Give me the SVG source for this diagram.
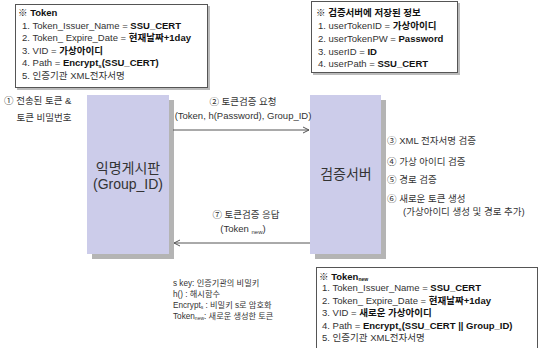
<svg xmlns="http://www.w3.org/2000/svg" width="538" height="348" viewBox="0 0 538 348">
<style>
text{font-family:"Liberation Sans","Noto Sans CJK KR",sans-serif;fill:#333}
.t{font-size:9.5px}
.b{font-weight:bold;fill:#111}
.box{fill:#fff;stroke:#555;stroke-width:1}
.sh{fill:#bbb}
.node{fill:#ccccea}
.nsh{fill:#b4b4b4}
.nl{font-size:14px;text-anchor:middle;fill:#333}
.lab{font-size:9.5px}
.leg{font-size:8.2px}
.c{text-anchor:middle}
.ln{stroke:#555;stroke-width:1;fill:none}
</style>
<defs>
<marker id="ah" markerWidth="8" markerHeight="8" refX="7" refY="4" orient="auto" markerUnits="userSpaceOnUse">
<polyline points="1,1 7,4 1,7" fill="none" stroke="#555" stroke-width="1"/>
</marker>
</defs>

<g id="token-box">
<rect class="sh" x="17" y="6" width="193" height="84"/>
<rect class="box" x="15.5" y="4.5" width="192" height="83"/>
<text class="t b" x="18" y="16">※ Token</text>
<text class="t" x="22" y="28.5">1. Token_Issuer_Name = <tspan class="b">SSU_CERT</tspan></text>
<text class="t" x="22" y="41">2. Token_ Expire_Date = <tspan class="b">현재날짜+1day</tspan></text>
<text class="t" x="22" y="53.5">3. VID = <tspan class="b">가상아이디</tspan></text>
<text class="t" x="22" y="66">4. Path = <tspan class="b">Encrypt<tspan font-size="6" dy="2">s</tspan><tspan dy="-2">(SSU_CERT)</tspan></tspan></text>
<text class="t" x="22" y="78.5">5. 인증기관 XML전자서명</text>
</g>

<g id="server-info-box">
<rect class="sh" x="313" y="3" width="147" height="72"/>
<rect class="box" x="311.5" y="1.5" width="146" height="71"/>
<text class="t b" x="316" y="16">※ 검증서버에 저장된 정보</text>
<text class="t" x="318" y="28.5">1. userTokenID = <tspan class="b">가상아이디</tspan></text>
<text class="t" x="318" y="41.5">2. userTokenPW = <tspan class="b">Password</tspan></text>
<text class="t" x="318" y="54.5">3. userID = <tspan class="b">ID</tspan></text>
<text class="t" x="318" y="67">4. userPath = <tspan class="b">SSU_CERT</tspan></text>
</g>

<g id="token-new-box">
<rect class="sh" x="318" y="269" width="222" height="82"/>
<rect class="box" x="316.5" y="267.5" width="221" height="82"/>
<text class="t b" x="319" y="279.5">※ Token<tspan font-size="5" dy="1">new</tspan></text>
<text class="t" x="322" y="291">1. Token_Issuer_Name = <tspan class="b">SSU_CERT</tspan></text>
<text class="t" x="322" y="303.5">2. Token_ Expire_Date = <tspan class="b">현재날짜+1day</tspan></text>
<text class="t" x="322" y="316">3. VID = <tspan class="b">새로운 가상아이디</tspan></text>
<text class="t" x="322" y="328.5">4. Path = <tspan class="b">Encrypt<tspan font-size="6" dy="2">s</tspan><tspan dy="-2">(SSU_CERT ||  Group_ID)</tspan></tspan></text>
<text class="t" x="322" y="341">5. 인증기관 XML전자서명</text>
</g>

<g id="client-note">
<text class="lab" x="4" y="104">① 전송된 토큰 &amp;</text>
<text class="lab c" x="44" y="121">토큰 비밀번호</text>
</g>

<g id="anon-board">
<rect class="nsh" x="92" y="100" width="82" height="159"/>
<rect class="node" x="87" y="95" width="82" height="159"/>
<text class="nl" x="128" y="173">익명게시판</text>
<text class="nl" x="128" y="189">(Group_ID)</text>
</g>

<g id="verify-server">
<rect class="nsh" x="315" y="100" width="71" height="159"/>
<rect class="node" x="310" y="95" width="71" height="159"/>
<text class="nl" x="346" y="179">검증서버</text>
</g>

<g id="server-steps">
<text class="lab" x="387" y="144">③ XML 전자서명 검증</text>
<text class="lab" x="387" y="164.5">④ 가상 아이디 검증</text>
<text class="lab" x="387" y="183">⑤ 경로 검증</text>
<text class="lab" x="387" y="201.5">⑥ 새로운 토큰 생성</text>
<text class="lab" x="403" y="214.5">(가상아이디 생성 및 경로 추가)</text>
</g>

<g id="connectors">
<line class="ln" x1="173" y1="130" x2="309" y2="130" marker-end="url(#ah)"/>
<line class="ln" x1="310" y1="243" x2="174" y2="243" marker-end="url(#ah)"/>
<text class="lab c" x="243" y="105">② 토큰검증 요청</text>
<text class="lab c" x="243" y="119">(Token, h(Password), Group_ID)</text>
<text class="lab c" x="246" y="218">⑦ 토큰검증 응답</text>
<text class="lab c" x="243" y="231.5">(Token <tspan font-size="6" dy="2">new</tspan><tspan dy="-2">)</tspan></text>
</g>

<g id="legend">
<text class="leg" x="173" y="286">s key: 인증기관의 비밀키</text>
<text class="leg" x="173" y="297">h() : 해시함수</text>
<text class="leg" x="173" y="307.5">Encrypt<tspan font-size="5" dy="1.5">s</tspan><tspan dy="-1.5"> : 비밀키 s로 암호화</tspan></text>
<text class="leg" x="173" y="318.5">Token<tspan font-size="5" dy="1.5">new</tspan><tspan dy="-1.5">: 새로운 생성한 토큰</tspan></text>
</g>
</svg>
■ ■ ■ ■
Leave out the pictures and copy the rest of the material above exactly.

Give me the SVG source for this diagram.
<svg xmlns="http://www.w3.org/2000/svg" width="538" height="348" viewBox="0 0 538 348">
<style>
text{font-family:"Liberation Sans","Noto Sans CJK KR",sans-serif;fill:#333}
.t{font-size:9.5px}
.b{font-weight:bold;fill:#111}
.box{fill:#fff;stroke:#555;stroke-width:1}
.sh{fill:#bbb}
.node{fill:#ccccea}
.nsh{fill:#b4b4b4}
.nl{font-size:14px;text-anchor:middle;fill:#333}
.lab{font-size:9.5px}
.leg{font-size:8.2px}
.c{text-anchor:middle}
.ln{stroke:#555;stroke-width:1;fill:none}
</style>
<defs>
<marker id="ah" markerWidth="8" markerHeight="8" refX="7" refY="4" orient="auto" markerUnits="userSpaceOnUse">
<polyline points="1,1 7,4 1,7" fill="none" stroke="#555" stroke-width="1"/>
</marker>
</defs>

<g id="token-box">
<rect class="sh" x="17" y="6" width="193" height="84"/>
<rect class="box" x="15.5" y="4.5" width="192" height="83"/>
<text class="t b" x="18" y="16">※ Token</text>
<text class="t" x="22" y="28.5">1. Token_Issuer_Name = <tspan class="b">SSU_CERT</tspan></text>
<text class="t" x="22" y="41">2. Token_ Expire_Date = <tspan class="b">현재날짜+1day</tspan></text>
<text class="t" x="22" y="53.5">3. VID = <tspan class="b">가상아이디</tspan></text>
<text class="t" x="22" y="66">4. Path = <tspan class="b">Encrypt<tspan font-size="6" dy="2">s</tspan><tspan dy="-2">(SSU_CERT)</tspan></tspan></text>
<text class="t" x="22" y="78.5">5. 인증기관 XML전자서명</text>
</g>

<g id="server-info-box">
<rect class="sh" x="313" y="3" width="147" height="72"/>
<rect class="box" x="311.5" y="1.5" width="146" height="71"/>
<text class="t b" x="316" y="16">※ 검증서버에 저장된 정보</text>
<text class="t" x="318" y="28.5">1. userTokenID = <tspan class="b">가상아이디</tspan></text>
<text class="t" x="318" y="41.5">2. userTokenPW = <tspan class="b">Password</tspan></text>
<text class="t" x="318" y="54.5">3. userID = <tspan class="b">ID</tspan></text>
<text class="t" x="318" y="67">4. userPath = <tspan class="b">SSU_CERT</tspan></text>
</g>

<g id="token-new-box">
<rect class="sh" x="318" y="269" width="222" height="82"/>
<rect class="box" x="316.5" y="267.5" width="221" height="82"/>
<text class="t b" x="319" y="279.5">※ Token<tspan font-size="5" dy="1">new</tspan></text>
<text class="t" x="322" y="291">1. Token_Issuer_Name = <tspan class="b">SSU_CERT</tspan></text>
<text class="t" x="322" y="303.5">2. Token_ Expire_Date = <tspan class="b">현재날짜+1day</tspan></text>
<text class="t" x="322" y="316">3. VID = <tspan class="b">새로운 가상아이디</tspan></text>
<text class="t" x="322" y="328.5">4. Path = <tspan class="b">Encrypt<tspan font-size="6" dy="2">s</tspan><tspan dy="-2">(SSU_CERT ||  Group_ID)</tspan></tspan></text>
<text class="t" x="322" y="341">5. 인증기관 XML전자서명</text>
</g>

<g id="client-note">
<text class="lab" x="4" y="104">① 전송된 토큰 &amp;</text>
<text class="lab c" x="44" y="121">토큰 비밀번호</text>
</g>

<g id="anon-board">
<rect class="nsh" x="92" y="100" width="82" height="159"/>
<rect class="node" x="87" y="95" width="82" height="159"/>
<text class="nl" x="128" y="173">익명게시판</text>
<text class="nl" x="128" y="189">(Group_ID)</text>
</g>

<g id="verify-server">
<rect class="nsh" x="315" y="100" width="71" height="159"/>
<rect class="node" x="310" y="95" width="71" height="159"/>
<text class="nl" x="346" y="179">검증서버</text>
</g>

<g id="server-steps">
<text class="lab" x="387" y="144">③ XML 전자서명 검증</text>
<text class="lab" x="387" y="164.5">④ 가상 아이디 검증</text>
<text class="lab" x="387" y="183">⑤ 경로 검증</text>
<text class="lab" x="387" y="201.5">⑥ 새로운 토큰 생성</text>
<text class="lab" x="403" y="214.5">(가상아이디 생성 및 경로 추가)</text>
</g>

<g id="connectors">
<line class="ln" x1="173" y1="130" x2="309" y2="130" marker-end="url(#ah)"/>
<line class="ln" x1="310" y1="243" x2="174" y2="243" marker-end="url(#ah)"/>
<text class="lab c" x="243" y="105">② 토큰검증 요청</text>
<text class="lab c" x="243" y="119">(Token, h(Password), Group_ID)</text>
<text class="lab c" x="246" y="218">⑦ 토큰검증 응답</text>
<text class="lab c" x="243" y="231.5">(Token <tspan font-size="6" dy="2">new</tspan><tspan dy="-2">)</tspan></text>
</g>

<g id="legend">
<text class="leg" x="173" y="286">s key: 인증기관의 비밀키</text>
<text class="leg" x="173" y="297">h() : 해시함수</text>
<text class="leg" x="173" y="307.5">Encrypt<tspan font-size="5" dy="1.5">s</tspan><tspan dy="-1.5"> : 비밀키 s로 암호화</tspan></text>
<text class="leg" x="173" y="318.5">Token<tspan font-size="5" dy="1.5">new</tspan><tspan dy="-1.5">: 새로운 생성한 토큰</tspan></text>
</g>
</svg>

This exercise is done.